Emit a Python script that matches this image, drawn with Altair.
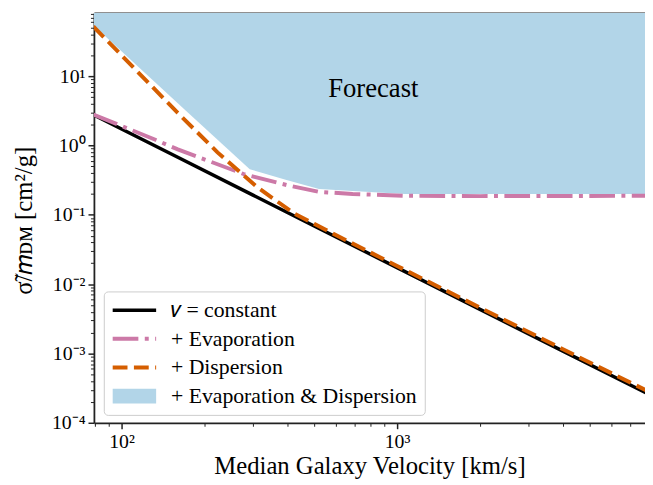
import math
import altair as alt
import pandas as pd

FONT = "Liberation Serif"
LEGEND_FONT = "Times New Roman, Liberation Serif, serif"

# ---------------- data ----------------
series_names = ["𝑣 = constant", "+ Evaporation", "+ Dispersion", "+ Evaporation & Dispersion"]
series_colors = ["#000000", "#CC79A7", "#D55E00", "#b2d5e8"]

const_v = [79, 100, 160, 300, 500, 1000, 2000, 4000, 8000]
const_s = [2.77, 1.73, 0.675, 0.192, 0.069, 0.0173, 0.00432, 0.00108, 0.00027]

evap_v = [79, 132, 160, 278, 397, 521, 690, 1068, 2000, 4000, 8000]
evap_s = [2.8, 1.22, 0.877, 0.386, 0.269, 0.214, 0.2, 0.188, 0.186, 0.187, 0.188]

disp_v = [79, 100, 160, 223, 310, 424, 500, 690, 1000, 2000, 4000, 8000]
disp_s = [52, 20, 2.95, 0.795, 0.252, 0.104, 0.074, 0.0385, 0.0183, 0.00458, 0.00115, 0.000295]

band_v = [79, 174, 292, 397, 521, 690, 1068, 3000, 8000]
band_s = [54, 3.0, 0.455, 0.317, 0.236, 0.221, 0.2, 0.2, 0.2]

note_text = ["Forecast"]
note_v = [820]
note_s = [5.0]

x_domain = [79.4, 7940]
y_domain = [1e-4, 81.6]
x_major = [100, 1000]
x_minor = [80, 90, 200, 300, 400, 500, 600, 700, 800, 900,
           2000, 3000, 4000, 5000, 6000, 7000]
y_major = [1e-4, 1e-3, 1e-2, 1e-1, 1, 10]
y_minor = [m * 10 ** e for e in range(-4, 2) for m in range(2, 10) if m * 10 ** e <= 81]

x_title = "Median Galaxy Velocity [km/s]"
y_title = "σ̃/𝑚ᴅᴍ [cm²/g]"

# ---------------- helpers ----------------
SUP = {"-": "⁻", "0": "⁰", "1": "¹", "2": "²", "3": "³", "4": "⁴",
       "5": "⁵", "6": "⁶", "7": "⁷", "8": "⁸", "9": "⁹"}


def sup(n):
    return "".join(SUP[c] for c in str(n))


def label_expr(majors):
    expr = "''"
    for m in majors:
        e = round(math.log10(m))
        expr = f"abs(datum.value - {m!r}) < {abs(m) * 1e-6!r} ? '10{sup(e)}' : " + expr
    return expr


MAJ = "abs(log(datum.value)/LN10 - round(log(datum.value)/LN10)) < 0.001"

xs = alt.Scale(type="log", domain=x_domain, nice=False)
ys = alt.Scale(type="log", domain=y_domain, nice=False)

tick_size = {"condition": {"test": MAJ, "value": 6}, "value": 3.5}
tick_width = {"condition": {"test": MAJ, "value": 1.5}, "value": 1.0}

x_axis = alt.Axis(values=x_major + x_minor, labelExpr=label_expr(x_major),
                  tickSize=tick_size, tickWidth=tick_width, labelFlush=False,
                  labelOverlap=False, labelPadding=3, title=x_title,
                  titlePadding=2)
y_axis = alt.Axis(values=y_major + y_minor, labelExpr=label_expr(y_major),
                  tickSize=tick_size, tickWidth=tick_width, labelOverlap=False,
                  labelFlush=False, labelPadding=3, title=y_title,
                  titleX=-71, titleY=210, titleBaseline="middle", titleAngle=270)
top_axis = alt.Axis(orient="top", labels=False, ticks=False, title=None)

color_scale = alt.Scale(domain=series_names, range=series_colors)

AREA = series_names[3]
legend = alt.Legend(
    orient="none", legendX=10, legendY=282, title=None,
    fillColor="white", strokeColor="#cccccc", cornerRadius=4, padding=8,
    labelFont={"expr": f"'{LEGEND_FONT}'"}, labelFontSize=22, labelColor="black", labelLimit=400,
    labelOffset=26, rowPadding=7, symbolSize=400, symbolOffset=12,
    symbolType={"expr": f"datum.value === '{AREA}' ? 'M-2.2,-0.75H2.2V0.75H-2.2Z' : 'M-2.2,0H2.2'"},
    symbolFillColor={"expr": f"datum.value === '{AREA}' ? '{series_colors[3]}' : 'transparent'"},
    symbolStrokeWidth={"expr": f"datum.value === '{AREA}' ? 0 : datum.value === '{series_names[0]}' ? 3.5 : 4"},
    symbolDash={"expr": f"datum.value === '{series_names[1]}' ? [26,6.5,4,6.5] : datum.value === '{series_names[2]}' ? [15,6.5] : [1,0]"},
)

# ---------------- layers ----------------
band_df = pd.DataFrame({"v": band_v, "s": band_s, "top": y_domain[1]})
area = alt.Chart(band_df).mark_area(color=series_colors[3], orient="vertical", clip=True).encode(
    x=alt.X("v:Q", scale=xs, axis=x_axis),
    y=alt.Y("s:Q", scale=ys, axis=y_axis, stack=None),
    y2="top:Q",
)


def line_layer(vs, ss, name, width, dash):
    df = pd.DataFrame({"v": vs, "s": ss, "series": name})
    mk = dict(strokeWidth=width, clip=True)
    if dash:
        mk["strokeDash"] = dash
    return alt.Chart(df).mark_line(**mk).encode(
        x=alt.X("v:Q", scale=xs, axis=None),
        y=alt.Y("s:Q", scale=ys, axis=y_axis),
        color=alt.Color("series:N", scale=color_scale, legend=legend),
    )


l_const = line_layer(const_v, const_s, series_names[0], 3.5, None)
l_evap = line_layer(evap_v, evap_s, series_names[1], 4, [26, 6.5, 4, 6.5])
l_disp = line_layer(disp_v, disp_s, series_names[2], 4, [15, 6.5])

note_df = pd.DataFrame({"v": note_v, "s": note_s, "t": note_text})
note = alt.Chart(note_df).mark_text(font=FONT, fontSize=27, align="center",
                                    baseline="alphabetic", color="black").encode(
    x=alt.X("v:Q", scale=xs, axis=top_axis),
    y=alt.Y("s:Q", scale=ys, axis=y_axis),
    text="t:N",
)

chart = alt.layer(area, l_const, l_evap, l_disp, note).resolve_axis(x="independent").properties(
    width=558, height=415,
    autosize=alt.AutoSizeParams(type="none"),
    padding={"left": 87, "top": 2, "right": 0, "bottom": 60},
    background="white",
).configure(font=FONT).configure_view(stroke=None).configure_axis(
    grid=False, domainColor="#222222", domainWidth=1.8, tickColor="#222222",
    labelFont=FONT, labelFontSize=20, labelColor="black",
    titleFont=FONT, titleFontSize=25, titleColor="black", titleFontWeight="normal",
)

chart.save("out.html", embed_options={"renderer": "svg", "actions": False})
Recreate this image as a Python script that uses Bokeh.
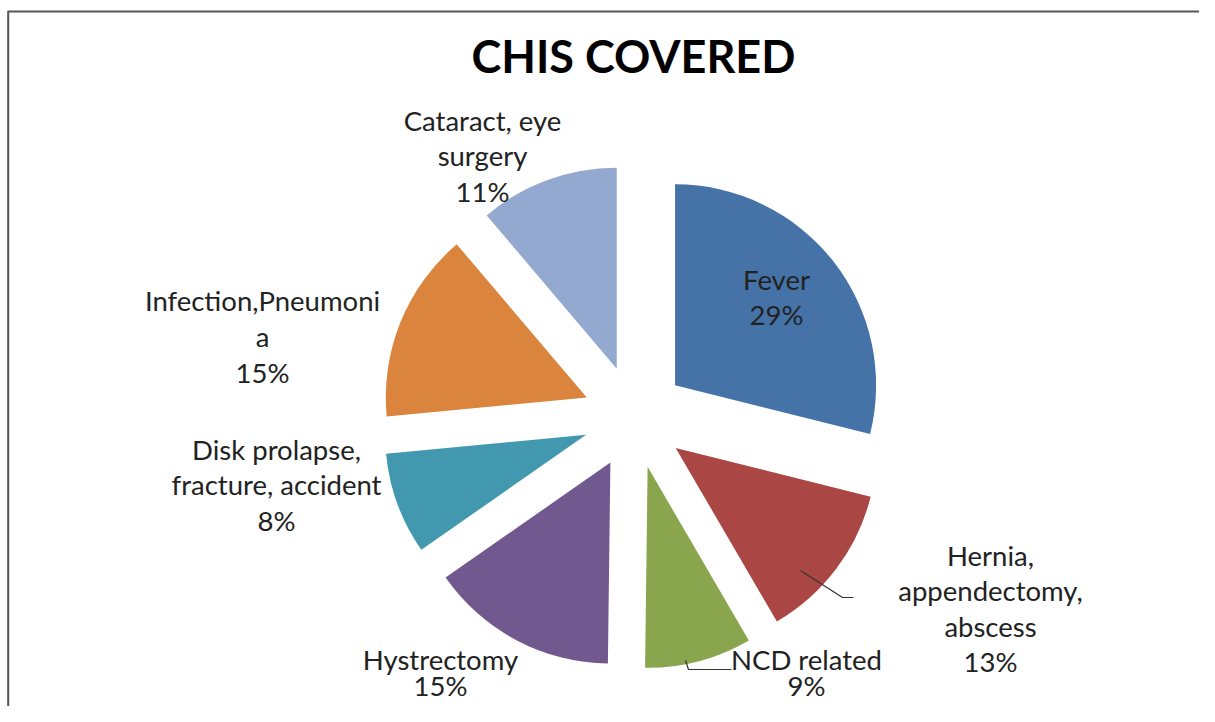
import numpy as np
from bokeh.plotting import figure
from bokeh.models import Range1d, ColumnDataSource
from bokeh.embed import file_html
from bokeh.resources import INLINE
from bokeh.core.properties import value

# ---------------- data ----------------
title_text = "CHIS COVERED"
categories = ["Fever", "Hernia, appendectomy, abscess", "NCD related", "Hystrectomy",
              "Disk prolapse, fracture, accident", "Infection,Pneumonia", "Cataract, eye surgery"]
label_names = ["Fever", "Hernia,\nappendectomy,\nabscess", "NCD related", "Hystrectomy",
               "Disk prolapse,\nfracture, accident", "Infection,Pneumoni\na", "Cataract, eye\nsurgery"]
shares = [28.9, 12.7, 8.6, 15.1, 8.2, 15.3, 11.2]
colors = ["#4572A7", "#AA4643", "#89A54E", "#71588F", "#4198AF", "#DB843D", "#93A9CF"]

# ---------------- layout (pixels from the picture's top-left) ----------------
W, H = 1199, 706
def sy(y):
    return H - np.asarray(y, dtype=float)

center_x, center_y = 634.0, 416.5   # pie centre
radius = 201.0
explode = 51.5
label_x = [776, 990, 806, 440, 276, 262, 482]
label_y = [296.5, 608, 672, 672, 484.5, 336, 155.5]
bottom_labels = [2, 3]              # labels near the lower edge, set more tightly

# ---------------- geometry from data ----------------
vals = np.array(shares, dtype=float)
frac = vals / vals.sum()
cum = np.concatenate([[0.0], np.cumsum(frac)]) * 2 * np.pi   # clockwise from 12 o'clock
theta0, theta1 = cum[:-1], cum[1:]
mid = (theta0 + theta1) / 2
cx = center_x + explode * np.sin(mid)
cy = sy(center_y) + explode * np.cos(mid)
start = np.pi / 2 - theta0
end = np.pi / 2 - theta1

pct = [f"{int(round(f * 100))}%" for f in frac]
texts = [f"{n}\n{p}" for n, p in zip(label_names, pct)]

src = ColumnDataSource(dict(cx=cx, cy=cy, start=start, end=end, color=colors, cat=categories))
top_idx = [i for i in range(len(texts)) if i not in bottom_labels]
lsrc = ColumnDataSource(dict(x=[label_x[i] for i in top_idx],
                             y=sy([label_y[i] for i in top_idx]),
                             text=[texts[i] for i in top_idx]))
bsrc = ColumnDataSource(dict(x=[label_x[i] for i in bottom_labels],
                             y=sy([label_y[i] for i in bottom_labels]),
                             text=[texts[i] for i in bottom_labels]))

p = figure(width=W, height=H, output_backend="svg", toolbar_location=None,
           x_range=Range1d(0, W), y_range=Range1d(0, H),
           min_border=0, outline_line_color=None, background_fill_color="white",
           border_fill_color="white")
p.axis.visible = False
p.xgrid.visible = False
p.ygrid.visible = False

# frame
p.line([7.7, 7.7], sy([11, H + 5]), line_color="#555555", line_width=2)
p.line([7, W + 5], sy([11, 11]), line_color="#555555", line_width=2)

p.wedge(x="cx", y="cy", radius=radius, start_angle="start", end_angle="end",
        direction="clock", fill_color="color", line_color=None, source=src)

# leader lines
p.line([800, 842, 853], sy([570, 597, 597]), line_color="#333333", line_width=1.2)
p.line([685, 688, 731], sy([660, 669, 669]), line_color="#333333", line_width=1.2)

common = dict(text_align="center", text_baseline="middle", text_font=value("Lato"),
              text_font_size="27.5px", text_color="#222222")
p.text(x="x", y="y", text="text", source=lsrc, text_line_height=1.08, **common)
p.text(x="x", y="y", text="text", source=bsrc, text_line_height=0.8, **common)

p.text(x=[633], y=sy([55]), text=[title_text], text_align="center", text_baseline="middle",
       text_font=value("Lato"), text_font_style="bold", text_font_size="45px",
       text_color="#000000")

open("out.html", "w").write(file_html(p, INLINE))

####

*TASK REQUIREMENTS*. Of the lines above, copy each that contains "script".

*COMPLETED EXERCISE*.
Emit a Python script that matches this image, drawn with Altair.
Recreate this image as a Python script that uses Bokeh.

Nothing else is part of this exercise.